(Wireless) Innovation
(Wireless) innovation can't depend on grudging permission from the FCC.
14-Feb-2010Version 2: 2023-05-28 17:09:26

We need an approach that doesn’t depend on FCC’s omniscience and benevolence.

Whitespace is the FCC giving a grudging concession. I find databases even more problematic in that they require too many agencies to do the right thing. If databases are necessary then we have a system that is too brittle. Stuart Benjamin (FCC scholar) cited the complexity in his 2003 paper as a reason he backed off and went to spectrum auctions instead. Too bad.
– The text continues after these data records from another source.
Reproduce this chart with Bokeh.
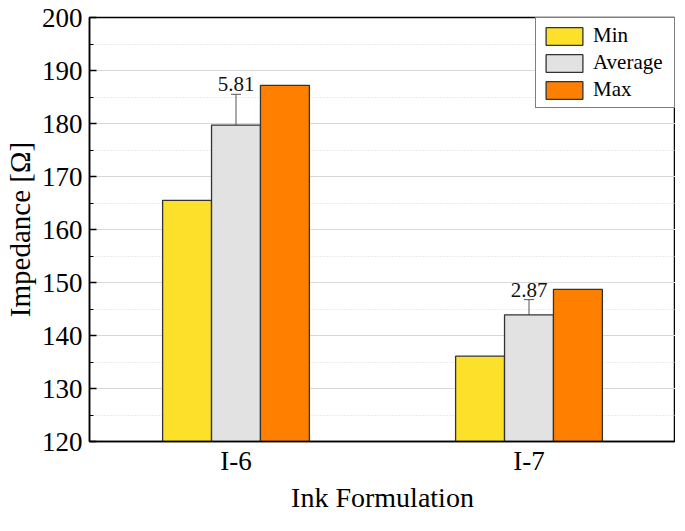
from bokeh.plotting import figure
from bokeh.models import (FactorRange, ColumnDataSource, Whisker, LabelSet, Legend,
                          LegendItem, Range1d, SingleIntervalTicker)
from bokeh.transform import dodge
from bokeh.embed import file_html
from bokeh.resources import INLINE

categories = ["I-6", "I-7"]
min_vals = [165.5, 136.1]
avg_vals = [179.7, 143.9]
max_vals = [187.2, 148.7]
std_vals = [5.81, 2.87]
std_labels = ["5.81", "2.87"]
series_names = ["Min", "Average", "Max"]

FONT = "'Liberation Serif', 'Times New Roman', serif"
W = 0.167

src = ColumnDataSource(dict(
    cat=categories, mn=min_vals, avg=avg_vals, mx=max_vals,
    lo=[a - s for a, s in zip(avg_vals, std_vals)],
    hi=[a + s for a, s in zip(avg_vals, std_vals)],
    lab=std_labels,
))

p = figure(width=675, height=515, x_range=FactorRange(*categories, range_padding=0),
           y_range=Range1d(120, 200), output_backend="svg", toolbar_location=None,
           min_border_left=60, min_border_right=0, min_border_top=17, min_border_bottom=60)

r_min = p.vbar(x=dodge("cat", -W, range=p.x_range), top="mn", bottom=120, width=W, source=src,
               fill_color="#FDE02A", line_color="#333333", line_width=1.3)
r_avg = p.vbar(x=dodge("cat", 0, range=p.x_range), top="avg", bottom=120, width=W, source=src,
               fill_color="#E2E2E2", line_color="#333333", line_width=1.3)
r_max = p.vbar(x=dodge("cat", W, range=p.x_range), top="mx", bottom=120, width=W, source=src,
               fill_color="#FF8000", line_color="#333333", line_width=1.3)

wh = Whisker(base="cat", upper="hi", lower="lo", source=src, line_color="#555555", line_width=1)
wh.upper_head.size = 10
wh.lower_head.size = 10
wh.upper_head.line_color = "#555555"
wh.lower_head.line_color = "#555555"
p.add_layout(wh)

labels = LabelSet(x="cat", y="hi", text="lab", source=src, text_align="center",
                  text_baseline="bottom", y_offset=3, text_font=FONT, text_font_size="21px",
                  text_color="#111111")
p.add_layout(labels)

# grid
p.xgrid.grid_line_color = None
p.ygrid.grid_line_color = "#d8d8d8"
p.ygrid.grid_line_width = 1
p.ygrid.minor_grid_line_color = "#d8d8d8"
p.ygrid.minor_grid_line_dash = "1 2"

p.yaxis.ticker = SingleIntervalTicker(interval=10, num_minor_ticks=2)

for ax in (p.xaxis[0], p.yaxis[0]):
    ax.axis_line_color = "black"
    ax.axis_line_width = 1.5
    ax.major_label_text_font = FONT
    ax.major_label_text_font_size = "27px"
    ax.major_label_text_color = "black"
    ax.axis_label_text_font = FONT
    ax.axis_label_text_font_style = "normal"
    ax.axis_label_text_color = "black"

p.yaxis.axis_label_text_font_size = "29px"
p.xaxis.axis_label_text_font_size = "28px"

p.yaxis.major_tick_in = 7
p.yaxis.major_tick_out = 0
p.yaxis.minor_tick_in = 4
p.yaxis.minor_tick_out = 0
p.yaxis.major_tick_line_color = "black"
p.yaxis.minor_tick_line_color = "black"
p.yaxis.major_tick_line_width = 1.3
p.yaxis.major_label_standoff = 7
p.yaxis.axis_label = "Impedance [Ω]"
p.yaxis.axis_label_standoff = 3

p.xaxis.major_tick_line_color = None
p.xaxis.minor_tick_line_color = None
p.xaxis.major_tick_out = 0
p.xaxis.major_tick_in = 0
p.xaxis.major_label_standoff = 4
p.xaxis.axis_label = "Ink Formulation"
p.xaxis.axis_label_standoff = 3

p.outline_line_color = "black"
p.outline_line_width = 1.5
p.outline_line_alpha = 1

legend = Legend(items=[LegendItem(label=series_names[0], renderers=[r_min]),
                       LegendItem(label=series_names[1], renderers=[r_avg]),
                       LegendItem(label=series_names[2], renderers=[r_max])],
                location="top_right")
legend.label_text_font = FONT
legend.label_text_font_size = "21px"
legend.label_text_color = "black"
legend.glyph_width = 46
legend.glyph_height = 22
legend.label_height = 22
legend.label_width = 76
legend.spacing = 2
legend.padding = 5
legend.margin = 0
legend.label_standoff = 6
legend.border_line_color = "black"
legend.border_line_width = 1
legend.background_fill_alpha = 1
p.add_layout(legend)

open("out.html", "w").write(file_html(p, INLINE))
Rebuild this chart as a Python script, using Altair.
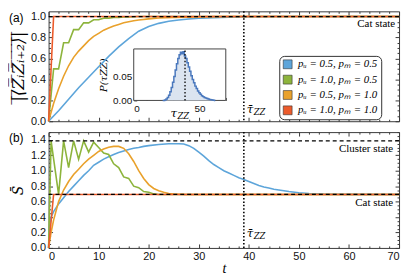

As I see it (and wrote in http://rmf.vc/?n=SD) a fundamental problem is the nutty idea that wired and wireless bits are different and then we compound it by treating wireless space as homesteaded land and act as if it’s a negative sum game (with the creation of interference).

We should take heart from the microphone people who showed the benefits of ignoring the FCC. Too bad they seem to have used simplistic signaling techniques. What if they had learned from Hedy Lamarr and spread the signal out so that it didn’t suffer from interference (both in the technical and social senses)? Who’d’ve cared that they were ignoring the FCC? It’s the same technique we use in the free-for-all (pun intended) bands.

Rather than seeing how far we can reach in a single hop shouldn’t we be opening up the vast capacity of our physical infrastructure? Cisco in fact has software to support a second SSID. Supposedly they don’t install it by default because it would confuse the users but I think it’s far more likely that they don’t want to visibly annoy their carrier customers.

These are the carriers who wanted to peek inside our homes and charge us for each PC and outlaw webcams (but couldn’t thanks to NATs). We can each violate their terms of services on our own but it would be difficult for Cisco to get past the LotI (Lawyers of the Incumbency) by visibly encouraging the necessary civil disobedience.